_Data shown_
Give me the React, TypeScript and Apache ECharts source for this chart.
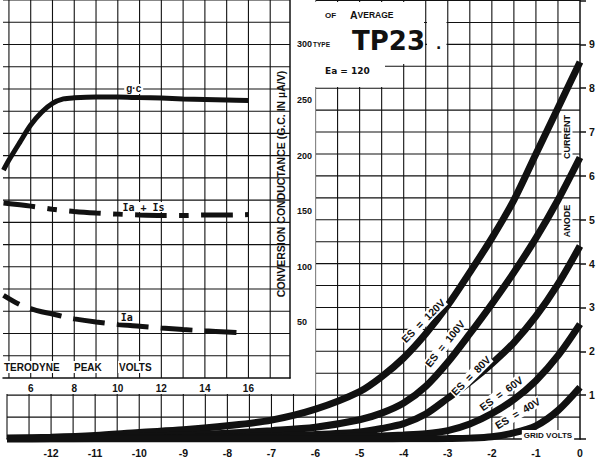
import React, { useEffect, useRef } from 'react';
import * as echarts from 'echarts';

// ---- Main chart: anode current (mA) vs grid volts ----
const gridVolts = [-13, -12, -11, -10, -9, -8, -7, -6, -5, -4.5, -4, -3.5, -3, -2.5, -2, -1.5, -1, -0.5, 0];
const es120 = [0.02, 0.04, 0.08, 0.15, 0.21, 0.3, 0.43, 0.68, 1.08, 1.42, 1.85, 2.4, 3.05, 3.8, 4.58, 5.45, 6.5, 7.55, 8.6];
const es100 = [0.01, 0.02, 0.04, 0.06, 0.09, 0.13, 0.19, 0.27, 0.44, 0.59, 0.82, 1.2, 1.75, 2.4, 3.08, 3.8, 4.58, 5.45, 6.42];
const es80 = [0.005, 0.01, 0.015, 0.02, 0.03, 0.05, 0.07, 0.1, 0.16, 0.24, 0.35, 0.57, 0.93, 1.3, 1.72, 2.2, 2.8, 3.53, 4.4];
const es60 = [0, 0.005, 0.01, 0.01, 0.015, 0.02, 0.03, 0.04, 0.06, 0.07, 0.09, 0.12, 0.19, 0.34, 0.58, 0.9, 1.33, 1.9, 2.62];
const es40 = [0, 0, 0, 0, 0, 0, 0, 0, 0, 0, 0.003, 0.005, 0.01, 0.02, 0.05, 0.14, 0.3, 0.65, 1.18];

const gridVoltTicks = [-12, -11, -10, -9, -8, -7, -6, -5, -4, -3, -2, -1, 0];
const gridVoltLabels = ['-12', '-11', '-10', '-9', '-8', '-7', '-6', '-5', '-4', '-3', '-2', '-1', '0'];
const anodeTicks = [1, 2, 3, 4, 5, 6, 7, 8, 9];
const anodeLabels = ['1', '2', '3', '4', '5', '6', '7', '8', '9'];

// ---- Inset: vs heterodyne peak volts ----
const gcVolts = [4.75, 5, 5.5, 6, 6.5, 7, 7.5, 8, 9, 10, 11, 12, 13, 14, 15, 16];
const gcValues = [187, 196, 212, 227.5, 239, 247, 251, 252, 252.7, 252.7, 252.2, 251.8, 251, 250.5, 250, 249.5];
const iaVolts = [4.75, 5.5, 6, 6.5, 7, 7.5, 8, 9, 10, 11, 12, 13, 14, 15, 16];
const iaValues = [3.72, 3.3, 3.12, 2.98, 2.88, 2.76, 2.66, 2.52, 2.41, 2.33, 2.25, 2.18, 2.12, 2.07, 2.02];
const iaIsVolts = [4.75, 6, 7, 8, 9, 10, 11, 12, 13, 14, 15, 16];
const iaIsValues = [7.87, 7.73, 7.59, 7.49, 7.42, 7.37, 7.33, 7.31, 7.31, 7.33, 7.33, 7.35];

const hetTicks = [6, 8, 10, 12, 14, 16];
const hetLabels = ['6', '8', '10', '12', '14', '16'];
const gcTicks = [50, 100, 150, 200, 250, 300];
const gcLabels = ['50', '100', '150', '200', '250', '300'];

const curveLabels = [
  { text: 'ES  =  120V', at: [-3.55, 2.69], angle: 45 },
  { text: 'ES  =  100V', at: [-3.06, 2.17], angle: 51 },
  { text: 'ES  =  80V', at: [-2.47, 1.44], angle: 45 },
  { text: 'ES  =  60V', at: [-1.79, 1.04], angle: 36 },
  { text: 'ES  =  40V', at: [-1.41, 0.58], angle: 31 },
];

const FONT = '"Liberation Sans", Arial, sans-serif';
const INK = '#111';

function pick(ticks: number[], labels: string[]) {
  return (v: number) => {
    const i = ticks.findIndex((t) => Math.abs(t - v) < 1e-6);
    return i >= 0 ? labels[i] : '';
  };
}

// graph-paper rulings (axis scaffolding, not data)
function steps(a: number, b: number, s: number) {
  const out: number[] = [];
  for (let i = 0; a + i * s <= b + 1e-9; i++) out.push(Math.round((a + i * s) * 1000) / 1000);
  return out;
}

function ruling(xIdx: number, yIdx: number, vert: number[], horiz: number[], xr: number[], yr: number[], z: number) {
  return {
    type: 'custom',
    xAxisIndex: xIdx,
    yAxisIndex: yIdx,
    z,
    silent: true,
    clip: false,
    data: [...vert.map((v) => [v, 0]), ...horiz.map((h) => [h, 1])],
    renderItem: (_p: any, api: any) => {
      const v = api.value(0);
      const o = api.value(1);
      const a = o === 0 ? api.coord([v, yr[0]]) : api.coord([xr[0], v]);
      const b = o === 0 ? api.coord([v, yr[1]]) : api.coord([xr[1], v]);
      return {
        type: 'line',
        shape: { x1: a[0], y1: a[1], x2: b[0], y2: b[1] },
        style: { stroke: INK, lineWidth: 1.1 },
      };
    },
  };
}

export default function App() {
  const ref = useRef<HTMLDivElement>(null);
  useEffect(() => {
    const chart = echarts.init(ref.current!, null, { renderer: 'svg' });
    const mainCurve = (name: string, vals: number[]) => ({
      type: 'line',
      name,
      xAxisIndex: 0,
      yAxisIndex: 0,
      data: gridVolts.map((v, i) => [v, vals[i]]),
      symbol: 'none',
      smooth: 0.3,
      silent: true,
      z: 2,
      lineStyle: { color: INK, width: 7, cap: 'butt' },
    });
    const axisTextStyle = { color: INK, fontFamily: FONT, fontWeight: 'bold' as const };
    const insetMin = 4 + 16 / 22;
    const insetMax = 4 + 306 / 22;

    chart.setOption({
      animation: false,
      backgroundColor: '#fff',
      grid: [
        { left: 7, right: 19, top: 0.5, bottom: 20 },
        { left: 0, right: 309, top: 0, bottom: 81 },
      ],
      xAxis: [
        {
          gridIndex: 0, type: 'value', min: -13, max: 0, interval: 1, z: 0,
          axisLine: { show: true, onZero: false, lineStyle: { color: INK, width: 1.5 } },
          axisTick: { show: false },
          splitLine: { show: false },
          axisLabel: {
            ...axisTextStyle, fontSize: 10.5, margin: 8, showMaxLabel: true, showMinLabel: true,
            formatter: pick(gridVoltTicks, gridVoltLabels),
          },
        },
        {
          gridIndex: 1, type: 'value', min: insetMin, max: insetMax, minInterval: 2, maxInterval: 2, z: 3,
          axisLine: { show: true, onZero: false, lineStyle: { color: INK, width: 1.5 } },
          axisTick: { show: false },
          splitLine: { show: false },
          axisLabel: { ...axisTextStyle, fontSize: 10, margin: 5, formatter: pick(hetTicks, hetLabels) },
        },
      ],
      yAxis: [
        {
          gridIndex: 0, type: 'value', min: 0, max: 10, interval: 1, position: 'right', z: 0,
          axisLine: { show: true, lineStyle: { color: INK, width: 1.5 } },
          axisTick: { show: true, length: 6, lineStyle: { color: INK, width: 1.5 } },
          splitLine: { show: false },
          axisLabel: { ...axisTextStyle, fontSize: 10.5, margin: 9, formatter: pick(anodeTicks, anodeLabels) },
        },
        {
          gridIndex: 1, type: 'value', min: 0, max: 340, interval: 50, position: 'right', z: 3,
          axisLine: { show: true, lineStyle: { color: INK, width: 1.5 } },
          axisTick: { show: false },
          splitLine: { show: false },
          axisLabel: { ...axisTextStyle, fontSize: 9, margin: 7, formatter: pick(gcTicks, gcLabels) },
        },
        { gridIndex: 1, type: 'value', min: 0, max: 17, show: false },
      ],
      series: [
        ruling(0, 0, steps(-13, -0.5, 0.5), steps(0.5, 10, 0.5), [-13, 0], [0, 10], 0),
        ruling(1, 1, steps(5, 17, 1), steps(20, 340, 20), [insetMin, insetMax], [0, 340], 3),
        mainCurve('Es = 120V', es120),
        mainCurve('Es = 100V', es100),
        mainCurve('Es = 80V', es80),
        mainCurve('Es = 60V', es60),
        mainCurve('Es = 40V', es40),
        {
          type: 'line', name: 'g.c', xAxisIndex: 1, yAxisIndex: 1, z: 4, silent: true,
          data: gcVolts.map((v, i) => [v, gcValues[i]]),
          symbol: 'none', smooth: 0.3,
          lineStyle: { color: INK, width: 5 },
        },
        {
          type: 'line', name: 'Ia + Is', xAxisIndex: 1, yAxisIndex: 2, z: 4, silent: true,
          data: iaIsVolts.map((v, i) => [v, iaIsValues[i]]),
          symbol: 'none', smooth: 0.3,
          lineStyle: { color: INK, width: 5, type: [32, 12, 10, 12], cap: 'butt' },
        },
        {
          type: 'line', name: 'Ia', xAxisIndex: 1, yAxisIndex: 2, z: 4, silent: true,
          data: iaVolts.map((v, i) => [v, iaValues[i]]),
          symbol: 'none', smooth: 0.3,
          lineStyle: { color: INK, width: 5, type: [32, 12], dashOffset: 14, cap: 'butt' },
        },
      ],
    });

    const white = { fill: '#fff' };
    const txt = (x: number, y: number, text: string, size: number, extra: any = {}, z = 10) => ({
      type: 'text', x, y, z, silent: true,
      style: {
        text, fontSize: size, fontFamily: FONT, fontWeight: 'bold', fill: INK,
        align: 'left', verticalAlign: 'middle', ...extra,
      },
    });

    const dynamic: any[] = [];
    curveLabels.forEach((c) => {
      const p = chart.convertToPixel({ xAxisIndex: 0, yAxisIndex: 0 }, c.at as any) as number[];
      dynamic.push({
        ...txt(p[0], p[1], c.text, 10.5, { align: 'center', backgroundColor: '#fff', padding: [0, 1] }),
        rotation: (c.angle * Math.PI) / 180,
      });
    });
    const gcP = chart.convertToPixel({ xAxisIndex: 1, yAxisIndex: 1 }, [10.73, 260]) as number[];
    dynamic.push(txt(gcP[0], gcP[1], 'g·c', 10, { align: 'center', backgroundColor: '#fff', padding: [0, 2] }));
    const mono = { fontWeight: 'bold', fontFamily: '"DejaVu Sans Mono", monospace' };
    const iaIsP = chart.convertToPixel({ xAxisIndex: 1, yAxisIndex: 2 }, [11.18, 7.69]) as number[];
    dynamic.push(txt(iaIsP[0], iaIsP[1], 'Ia + Is', 10, { align: 'center', backgroundColor: '#fff', padding: [0, 2], ...mono }));
    const iaP = chart.convertToPixel({ xAxisIndex: 1, yAxisIndex: 2 }, [10.41, 2.72]) as number[];
    dynamic.push(txt(iaP[0], iaP[1], 'Ia', 10, { align: 'center', backgroundColor: '#fff', padding: [0, 2], ...mono }));

    chart.setOption({
      graphic: {
        elements: [
          { type: 'rect', z: 1, silent: true, shape: { x: 0, y: 0, width: 315.5, height: 394 }, style: white },
          { type: 'rect', z: 1, silent: true, shape: { x: 315, y: 2, width: 109, height: 62 }, style: white },
          { type: 'rect', z: 1, silent: true, shape: { x: 427, y: 2, width: 19.5, height: 58 }, style: white },
          { type: 'rect', z: 1, silent: true, shape: { x: 315, y: 58, width: 70, height: 29 }, style: white },
          txt(325, 15, 'OF', 8),
          txt(350, 15, '{a|A}{v|VERAGE}', 9, {
            rich: {
              a: { fontSize: 10.5, fontFamily: FONT, fontWeight: 'bold', fill: INK },
              v: { fontSize: 8.5, fontFamily: FONT, fontWeight: 'bold', fill: INK },
            },
          }),
          txt(313, 44, 'TYPE', 6.5),
          txt(352, 41, 'TP23', 26, { fontFamily: '"DejaVu Sans", sans-serif', backgroundColor: '#fff' }),
          txt(436, 44, '.', 14, { fontFamily: '"DejaVu Sans", sans-serif' }),
          txt(325, 71, 'Ea = 120', 9, { fontFamily: '"DejaVu Sans", sans-serif' }),
          txt(3, 367, 'TERODYNE', 10, { backgroundColor: '#fff', padding: [1, 1] }),
          txt(73, 367, 'PEAK', 10, { backgroundColor: '#fff', padding: [1, 1] }),
          txt(118, 367, 'VOLTS', 10, { backgroundColor: '#fff', padding: [1, 1] }),
          {
            ...txt(281, 184, 'CONVERSION CONDUCTANCE (G.C. IN \u00b5A/V)', 10.5, { align: 'center' }),
            rotation: Math.PI / 2,
          },
          {
            ...txt(567, 137, 'CURRENT', 9, { align: 'center', backgroundColor: '#fff', padding: [1, 1] }),
            rotation: Math.PI / 2,
          },
          {
            ...txt(567, 221, 'ANODE', 9, { align: 'center', backgroundColor: '#fff', padding: [1, 1] }),
            rotation: Math.PI / 2,
          },
          txt(548, 435, 'GRID VOLTS', 8, { align: 'center', backgroundColor: '#fff', padding: [1, 2] }),
          ...dynamic,
        ],
      },
    });

    return () => chart.dispose();
  }, []);

  return <div ref={ref} style={{ width: 599, height: 459, position: 'absolute', left: 0, top: 0 }} />;
}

_What this task involves_
Starting at the top of the listing above, please restate word for word each line up to and including the one that holds "import * as echarts from 'echarts';", omitting every image.

_Task result_
Give me the React, TypeScript and Apache ECharts source for this chart.
import React, { useEffect, useRef } from 'react';
import * as echarts from 'echarts';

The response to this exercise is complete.